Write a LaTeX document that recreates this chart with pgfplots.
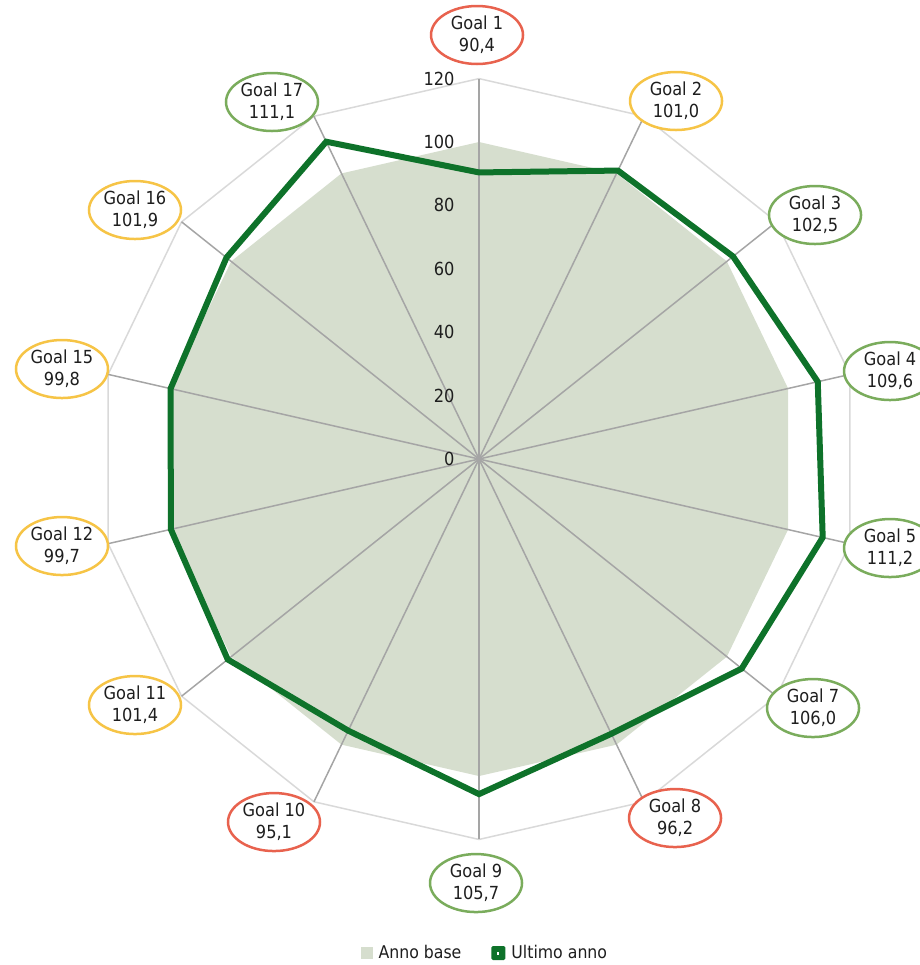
\documentclass[border=0pt]{standalone}
\usepackage{pgfplots}
\pgfplotsset{compat=1.18}
\usepackage{fontspec}
\setmainfont{DejaVu Sans Condensed}
\usetikzlibrary{shapes.geometric}
\definecolor{basefill}{RGB}{214,222,206}
\definecolor{ultimo}{RGB}{14,114,42}
\definecolor{spokec}{RGB}{165,165,165}
\definecolor{gridc}{RGB}{217,217,217}
\definecolor{cred}{RGB}{232,98,78}
\definecolor{cyel}{RGB}{246,196,70}
\definecolor{cgrn}{RGB}{122,172,92}
\definecolor{txt}{RGB}{30,30,30}
\begin{document}
\begin{tikzpicture}[
  lab/.style={ellipse, draw=#1, line width=2.5pt, fill=white, minimum width=92pt, minimum height=58pt, inner sep=0pt, align=center, font=\fontsize{18}{22}\selectfont, text=txt},
  tl/.style={anchor=east, font=\fontsize{18}{20}\selectfont, text=txt, xshift=-21pt}]
\begin{axis}[name=ax, x=3.17pt, y=3.17pt,
  xmin=-151.1, xmax=139.1, ymin=-159.6, ymax=144.8,
  hide axis, clip=false,
  legend columns=2,
  legend cell align=left,
  legend style={at={(0.527,0.0124)}, anchor=center, draw=none, fill=none,
    font=\fontsize{17.5}{19}\selectfont, text=txt,
    /tikz/every odd column/.append style={column sep=4pt},
    /tikz/every even column/.append style={column sep=28pt}}]
% outer gridline polygon (120)
\addplot[gridc, line width=1.5pt, data cs=polar, forget plot] coordinates {
 (90,120) (64.2857,120) (38.5714,120) (12.8571,120) (-12.8571,120) (-38.5714,120) (-64.2857,120)
 (-90,120) (-115.714,120) (-141.429,120) (-167.143,120) (167.143,120) (141.429,120) (115.714,120)} --cycle;
% Anno base
\addplot[fill=basefill, draw=none, data cs=polar,
  legend image code/.code={\path[draw=none, fill=basefill] (0pt,-6pt) rectangle (12pt,6pt);}] coordinates {
 (90,100) (64.2857,100) (38.5714,100) (12.8571,100) (-12.8571,100) (-38.5714,100) (-64.2857,100)
 (-90,100) (-115.714,100) (-141.429,100) (-167.143,100) (167.143,100) (141.429,100) (115.714,100)} --cycle;
\addlegendentry{Anno base}
% spokes
\addplot[spokec, line width=1.5pt, data cs=polar, forget plot] coordinates {(90,0) (90,120)};
\addplot[spokec, line width=1.5pt, data cs=polar, forget plot] coordinates {(64.2857,0) (64.2857,120)};
\addplot[spokec, line width=1.5pt, data cs=polar, forget plot] coordinates {(38.5714,0) (38.5714,120)};
\addplot[spokec, line width=1.5pt, data cs=polar, forget plot] coordinates {(12.8571,0) (12.8571,120)};
\addplot[spokec, line width=1.5pt, data cs=polar, forget plot] coordinates {(-12.8571,0) (-12.8571,120)};
\addplot[spokec, line width=1.5pt, data cs=polar, forget plot] coordinates {(-38.5714,0) (-38.5714,120)};
\addplot[spokec, line width=1.5pt, data cs=polar, forget plot] coordinates {(-64.2857,0) (-64.2857,120)};
\addplot[spokec, line width=1.5pt, data cs=polar, forget plot] coordinates {(-90,0) (-90,120)};
\addplot[spokec, line width=1.5pt, data cs=polar, forget plot] coordinates {(-115.714,0) (-115.714,120)};
\addplot[spokec, line width=1.5pt, data cs=polar, forget plot] coordinates {(-141.429,0) (-141.429,120)};
\addplot[spokec, line width=1.5pt, data cs=polar, forget plot] coordinates {(-167.143,0) (-167.143,120)};
\addplot[spokec, line width=1.5pt, data cs=polar, forget plot] coordinates {(167.143,0) (167.143,120)};
\addplot[spokec, line width=1.5pt, data cs=polar, forget plot] coordinates {(141.429,0) (141.429,120)};
\addplot[spokec, line width=1.5pt, data cs=polar, forget plot] coordinates {(115.714,0) (115.714,120)};
% Ultimo anno
\addplot[ultimo, line width=6pt, line join=miter, data cs=polar,
  legend image code/.code={\path[draw=none, fill=ultimo, rounded corners=1.5pt] (0pt,-7pt) rectangle (14pt,7pt);
     \path[draw=none, fill=white] (6pt,-1.5pt) rectangle (8pt,1.5pt);}] coordinates {
 (90,90.4) (64.2857,101.0) (38.5714,102.5) (12.8571,109.6) (-12.8571,111.2) (-38.5714,106.0) (-64.2857,96.2)
 (-90,105.7) (-115.714,95.1) (-141.429,101.4) (-167.143,99.7) (167.143,99.8) (141.429,101.9) (115.714,111.1)} --cycle;
\addlegendentry{Ultimo anno}
% radial tick labels
\node[tl] at (axis cs:0,0) {0};
\node[tl] at (axis cs:0,20) {20};
\node[tl] at (axis cs:0,40) {40};
\node[tl] at (axis cs:0,60) {60};
\node[tl] at (axis cs:0,80) {80};
\node[tl] at (axis cs:0,100) {100};
\node[tl] at (axis cs:0,120) {120};
% goal labels
\node[lab=cred] at ([shift={(-2pt,424pt)}]axis cs:0,0) {Goal 1\\90,4};
\node[lab=cyel] at ([shift={(197pt,358pt)}]axis cs:0,0) {Goal 2\\101,0};
\node[lab=cgrn] at ([shift={(336pt,244pt)}]axis cs:0,0) {Goal 3\\102,5};
\node[lab=cgrn] at ([shift={(411pt,88pt)}]axis cs:0,0) {Goal 4\\109,6};
\node[lab=cgrn] at ([shift={(411pt,-89pt)}]axis cs:0,0) {Goal 5\\111,2};
\node[lab=cgrn] at ([shift={(334pt,-249pt)}]axis cs:0,0) {Goal 7\\106,0};
\node[lab=cred] at ([shift={(196pt,-359pt)}]axis cs:0,0) {Goal 8\\96,2};
\node[lab=cgrn] at ([shift={(-3pt,-424pt)}]axis cs:0,0) {Goal 9\\105,7};
\node[lab=cred] at ([shift={(-205pt,-363pt)}]axis cs:0,0) {Goal 10\\95,1};
\node[lab=cyel] at ([shift={(-344pt,-246pt)}]axis cs:0,0) {Goal 11\\101,4};
\node[lab=cyel] at ([shift={(-417pt,-87pt)}]axis cs:0,0) {Goal 12\\99,7};
\node[lab=cyel] at ([shift={(-417pt,90pt)}]axis cs:0,0) {Goal 15\\99,8};
\node[lab=cyel] at ([shift={(-344pt,249pt)}]axis cs:0,0) {Goal 16\\101,9};
\node[lab=cgrn] at ([shift={(-207pt,357pt)}]axis cs:0,0) {Goal 17\\111,1};
\end{axis}
\pgfresetboundingbox
\useasboundingbox (ax.south west) rectangle (ax.north east);
\end{tikzpicture}
\end{document}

- [WHAT YOU WILL DO]:
Without including any picture, repeat the data exactly.

- [SOLVED EXERCISE]:
Write a LaTeX document that recreates this chart with pgfplots.
\documentclass[border=0pt]{standalone}
\usepackage{pgfplots}
\pgfplotsset{compat=1.18}
\usepackage{fontspec}
\setmainfont{DejaVu Sans Condensed}
\usetikzlibrary{shapes.geometric}
\definecolor{basefill}{RGB}{214,222,206}
\definecolor{ultimo}{RGB}{14,114,42}
\definecolor{spokec}{RGB}{165,165,165}
\definecolor{gridc}{RGB}{217,217,217}
\definecolor{cred}{RGB}{232,98,78}
\definecolor{cyel}{RGB}{246,196,70}
\definecolor{cgrn}{RGB}{122,172,92}
\definecolor{txt}{RGB}{30,30,30}
\begin{document}
\begin{tikzpicture}[
  lab/.style={ellipse, draw=#1, line width=2.5pt, fill=white, minimum width=92pt, minimum height=58pt, inner sep=0pt, align=center, font=\fontsize{18}{22}\selectfont, text=txt},
  tl/.style={anchor=east, font=\fontsize{18}{20}\selectfont, text=txt, xshift=-21pt}]
\begin{axis}[name=ax, x=3.17pt, y=3.17pt,
  xmin=-151.1, xmax=139.1, ymin=-159.6, ymax=144.8,
  hide axis, clip=false,
  legend columns=2,
  legend cell align=left,
  legend style={at={(0.527,0.0124)}, anchor=center, draw=none, fill=none,
    font=\fontsize{17.5}{19}\selectfont, text=txt,
    /tikz/every odd column/.append style={column sep=4pt},
    /tikz/every even column/.append style={column sep=28pt}}]
% outer gridline polygon (120)
\addplot[gridc, line width=1.5pt, data cs=polar, forget plot] coordinates {
 (90,120) (64.2857,120) (38.5714,120) (12.8571,120) (-12.8571,120) (-38.5714,120) (-64.2857,120)
 (-90,120) (-115.714,120) (-141.429,120) (-167.143,120) (167.143,120) (141.429,120) (115.714,120)} --cycle;
% Anno base
\addplot[fill=basefill, draw=none, data cs=polar,
  legend image code/.code={\path[draw=none, fill=basefill] (0pt,-6pt) rectangle (12pt,6pt);}] coordinates {
 (90,100) (64.2857,100) (38.5714,100) (12.8571,100) (-12.8571,100) (-38.5714,100) (-64.2857,100)
 (-90,100) (-115.714,100) (-141.429,100) (-167.143,100) (167.143,100) (141.429,100) (115.714,100)} --cycle;
\addlegendentry{Anno base}
% spokes
\addplot[spokec, line width=1.5pt, data cs=polar, forget plot] coordinates {(90,0) (90,120)};
\addplot[spokec, line width=1.5pt, data cs=polar, forget plot] coordinates {(64.2857,0) (64.2857,120)};
\addplot[spokec, line width=1.5pt, data cs=polar, forget plot] coordinates {(38.5714,0) (38.5714,120)};
\addplot[spokec, line width=1.5pt, data cs=polar, forget plot] coordinates {(12.8571,0) (12.8571,120)};
\addplot[spokec, line width=1.5pt, data cs=polar, forget plot] coordinates {(-12.8571,0) (-12.8571,120)};
\addplot[spokec, line width=1.5pt, data cs=polar, forget plot] coordinates {(-38.5714,0) (-38.5714,120)};
\addplot[spokec, line width=1.5pt, data cs=polar, forget plot] coordinates {(-64.2857,0) (-64.2857,120)};
\addplot[spokec, line width=1.5pt, data cs=polar, forget plot] coordinates {(-90,0) (-90,120)};
\addplot[spokec, line width=1.5pt, data cs=polar, forget plot] coordinates {(-115.714,0) (-115.714,120)};
\addplot[spokec, line width=1.5pt, data cs=polar, forget plot] coordinates {(-141.429,0) (-141.429,120)};
\addplot[spokec, line width=1.5pt, data cs=polar, forget plot] coordinates {(-167.143,0) (-167.143,120)};
\addplot[spokec, line width=1.5pt, data cs=polar, forget plot] coordinates {(167.143,0) (167.143,120)};
\addplot[spokec, line width=1.5pt, data cs=polar, forget plot] coordinates {(141.429,0) (141.429,120)};
\addplot[spokec, line width=1.5pt, data cs=polar, forget plot] coordinates {(115.714,0) (115.714,120)};
% Ultimo anno
\addplot[ultimo, line width=6pt, line join=miter, data cs=polar,
  legend image code/.code={\path[draw=none, fill=ultimo, rounded corners=1.5pt] (0pt,-7pt) rectangle (14pt,7pt);
     \path[draw=none, fill=white] (6pt,-1.5pt) rectangle (8pt,1.5pt);}] coordinates {
 (90,90.4) (64.2857,101.0) (38.5714,102.5) (12.8571,109.6) (-12.8571,111.2) (-38.5714,106.0) (-64.2857,96.2)
 (-90,105.7) (-115.714,95.1) (-141.429,101.4) (-167.143,99.7) (167.143,99.8) (141.429,101.9) (115.714,111.1)} --cycle;
\addlegendentry{Ultimo anno}
% radial tick labels
\node[tl] at (axis cs:0,0) {0};
\node[tl] at (axis cs:0,20) {20};
\node[tl] at (axis cs:0,40) {40};
\node[tl] at (axis cs:0,60) {60};
\node[tl] at (axis cs:0,80) {80};
\node[tl] at (axis cs:0,100) {100};
\node[tl] at (axis cs:0,120) {120};
% goal labels
\node[lab=cred] at ([shift={(-2pt,424pt)}]axis cs:0,0) {Goal 1\\90,4};
\node[lab=cyel] at ([shift={(197pt,358pt)}]axis cs:0,0) {Goal 2\\101,0};
\node[lab=cgrn] at ([shift={(336pt,244pt)}]axis cs:0,0) {Goal 3\\102,5};
\node[lab=cgrn] at ([shift={(411pt,88pt)}]axis cs:0,0) {Goal 4\\109,6};
\node[lab=cgrn] at ([shift={(411pt,-89pt)}]axis cs:0,0) {Goal 5\\111,2};
\node[lab=cgrn] at ([shift={(334pt,-249pt)}]axis cs:0,0) {Goal 7\\106,0};
\node[lab=cred] at ([shift={(196pt,-359pt)}]axis cs:0,0) {Goal 8\\96,2};
\node[lab=cgrn] at ([shift={(-3pt,-424pt)}]axis cs:0,0) {Goal 9\\105,7};
\node[lab=cred] at ([shift={(-205pt,-363pt)}]axis cs:0,0) {Goal 10\\95,1};
\node[lab=cyel] at ([shift={(-344pt,-246pt)}]axis cs:0,0) {Goal 11\\101,4};
\node[lab=cyel] at ([shift={(-417pt,-87pt)}]axis cs:0,0) {Goal 12\\99,7};
\node[lab=cyel] at ([shift={(-417pt,90pt)}]axis cs:0,0) {Goal 15\\99,8};
\node[lab=cyel] at ([shift={(-344pt,249pt)}]axis cs:0,0) {Goal 16\\101,9};
\node[lab=cgrn] at ([shift={(-207pt,357pt)}]axis cs:0,0) {Goal 17\\111,1};
\end{axis}
\pgfresetboundingbox
\useasboundingbox (ax.south west) rectangle (ax.north east);
\end{tikzpicture}
\end{document}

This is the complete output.